What is the Sortino Ratio?

The Sortino Ratio is a risk-adjusted performance metric that divides excess return by downside deviation — the standard deviation of negative returns only — rather than total volatility, making it more relevant than the Sharpe Ratio for strategies where upside and downside volatility are not symmetric. A strategy that has large, frequent upside months alongside rare, small drawdown months is penalized by the Sharpe Ratio (which treats all volatility as bad) but rewarded by the Sortino Ratio (which penalizes only the drawdowns).

How the Sortino Ratio is Calculated

Sortino Ratio = (Rp − T) / σd

Where:

  • Rp = portfolio return (annualized)
  • T = minimum acceptable return, or MAR (commonly the risk-free rate or 0%)
  • σd = downside deviation = √(Σ[min(Rᵢ − T, 0)]² / n)
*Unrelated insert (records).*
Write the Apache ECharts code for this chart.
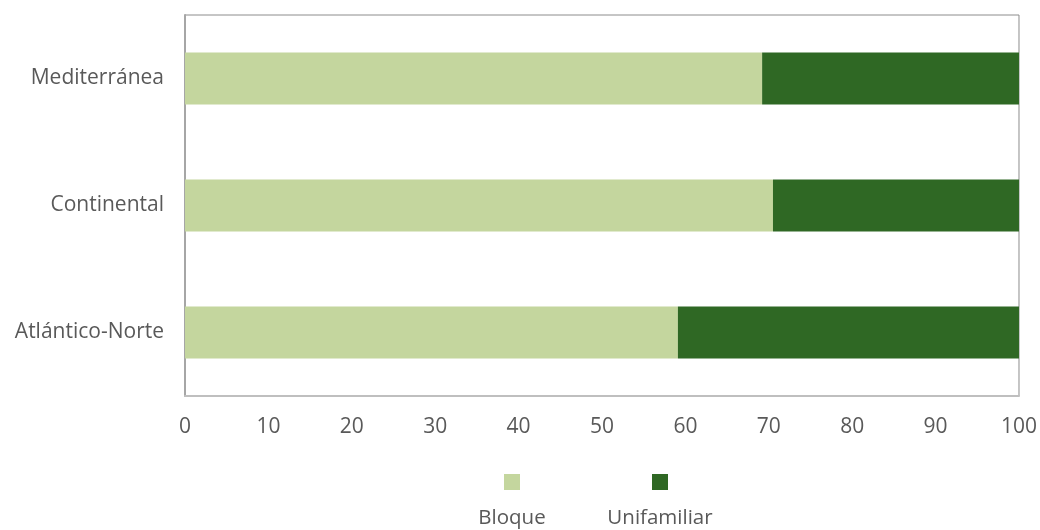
<!DOCTYPE html>
<html>
<head>
<meta charset="utf-8">
<script src="https://cdn.jsdelivr.net/npm/echarts@6/dist/echarts.min.js"></script>
<style>
  html, body { margin: 0; padding: 0; background: #ffffff; overflow: hidden; }
  #chart { width: 1040px; height: 530px; }
</style>
</head>
<body>
<div id="chart"></div>
<script>
// Climate zones, listed bottom to top as the category axis draws them
const zones = ['Atlántico-Norte', 'Continental', 'Mediterránea'];
// Share of dwellings (%) by building type
const bloque = [59.1, 70.5, 69.2];
const unifamiliar = [40.9, 29.5, 30.8];
const xTicks = { min: 0, max: 100, interval: 10 };

const FONT = '"Open Sans", Lato, sans-serif';
const TEXT = '#595959';
const LIGHT = '#c4d69e';
const DARK = '#2f6824';

const chart = echarts.init(document.getElementById('chart'), null, { renderer: 'canvas' });

chart.setOption({
  backgroundColor: '#ffffff',
  animation: false,
  textStyle: { fontFamily: FONT },
  grid: {
    left: 185, right: 15, top: 15, bottom: 134,
    show: true, borderColor: '#8c8c8c', borderWidth: 1
  },
  xAxis: {
    type: 'value',
    min: xTicks.min, max: xTicks.max, interval: xTicks.interval,
    axisLine: { show: true, lineStyle: { color: '#bfbfbf', width: 2 } },
    axisTick: { show: false },
    splitLine: { show: false },
    axisLabel: { color: TEXT, fontSize: 21, fontFamily: FONT, margin: 21 }
  },
  yAxis: {
    type: 'category',
    data: zones,
    axisLine: { show: true, lineStyle: { color: '#a6a6a6', width: 2 } },
    axisTick: { show: false },
    axisLabel: { color: TEXT, fontSize: 21, fontFamily: FONT, margin: 21 }
  },
  legend: [
    {
      data: [{ name: 'Bloque', icon: 'rect' }],
      left: 504, top: 474, padding: 0,
      itemWidth: 16, itemHeight: 16,
      formatter: () => '',
      selectedMode: false
    },
    {
      data: [{ name: 'Unifamiliar', icon: 'rect' }],
      left: 652, top: 474, padding: 0,
      itemWidth: 16, itemHeight: 16,
      formatter: () => '',
      selectedMode: false
    }
  ],
  graphic: [
    {
      type: 'text', x: 512, y: 518,
      style: { text: 'Bloque', fill: TEXT, font: '20.5px ' + FONT, align: 'center', verticalAlign: 'middle' }
    },
    {
      type: 'text', x: 660, y: 518,
      style: { text: 'Unifamiliar', fill: TEXT, font: '20.5px ' + FONT, align: 'center', verticalAlign: 'middle' }
    }
  ],
  series: [
    {
      name: 'Bloque', type: 'bar', stack: 'total',
      data: bloque, barWidth: 52,
      itemStyle: { color: LIGHT }
    },
    {
      name: 'Unifamiliar', type: 'bar', stack: 'total',
      data: unifamiliar, barWidth: 52,
      itemStyle: { color: DARK }
    }
  ]
});
</script>
</body>
</html>
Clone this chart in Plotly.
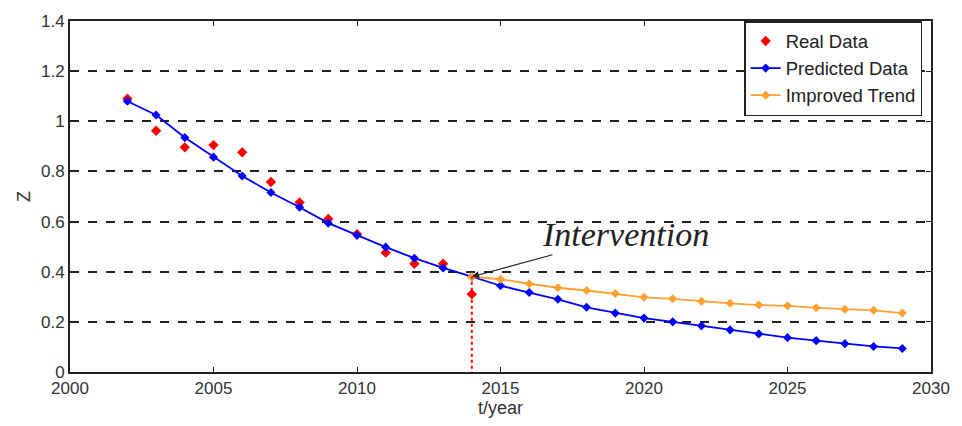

Downside deviation replaces standard deviation by zeroing out all months that exceed the target return — only the shortfalls below T contribute to the denominator. This is the mathematical core of the difference from the Sharpe Ratio.

Worked Example

A momentum swing trading strategy posts the following annual figures:

  • Annual return: 22.4%
  • Risk-free rate (T-bill): 5.3%
  • Annualized standard deviation (all returns): 16.8%
  • Annualized downside deviation (negative months vs. 5.3% hurdle): 7.1%

Sharpe Ratio = (22.4 − 5.3) / 16.8 = 1.02

Sortino Ratio = (22.4 − 5.3) / 7.1 = 2.41

The gap between the two ratios (1.02 vs. 2.41) tells you most of this strategy's volatility is upside — large winning months — which the Sharpe penalizes but the Sortino correctly ignores. Conversely, a strategy that grinds up slowly with rare catastrophic drawdowns will show a high Sharpe and a low Sortino, revealing that the drawdown risk is asymmetric and dangerous.

When Traders Use the Sortino Ratio

Evaluating options income strategies: Strategies like cash-secured puts or iron condors collect premium most months and occasionally suffer large losses. The Sharpe Ratio is distorted by the lopsided distribution; the Sortino captures whether the income reliably compensates for the occasional blowout.

Comparing managed accounts and CTAs: Commodity Trading Advisors running trend-following strategies have return distributions with fat right tails (big winners) and thin left tails. The Sortino correctly ranks these above mean-reversion strategies with symmetric risk.

Screening algorithmic strategies: In backtesting, require a Sortino Ratio above 1.5 for live deployment consideration. A Sharpe above 1.0 but a Sortino below 0.8 is a red flag: the strategy's volatility is concentrated in losing periods.

A useful rule of thumb: Sortino above 2.0 is strong for an equity strategy; above 3.0 is exceptional. Below 1.0 means the strategy does not adequately compensate for its downside risk.

Limitations and Common Misconceptions

The Sortino Ratio becomes unreliable when the historical period contains few losing months. A bull-market-era backtest may show a Sortino of 5+ simply because downside deviation is near zero — not because the strategy is genuinely safe. Require a minimum of 24–36 monthly data points, including at least one meaningful drawdown period, before trusting the output.

The choice of MAR (T) is also not standardized. A strategy benchmarked against a 0% MAR produces a higher Sortino than the same strategy benchmarked against the current 5.3% risk-free rate. Always confirm which MAR is being used before comparing Sortino Ratios from different sources — the discrepancy can be dramatic.

Finally, the Sortino Ratio, like the Sharpe, is backward-looking. It describes the historical risk-return tradeoff and has no predictive power about whether downside deviation will remain low. A strategy with a clean Sortino record through 2023 can still blow up in a 2022-style rate shock if it had no data from that regime.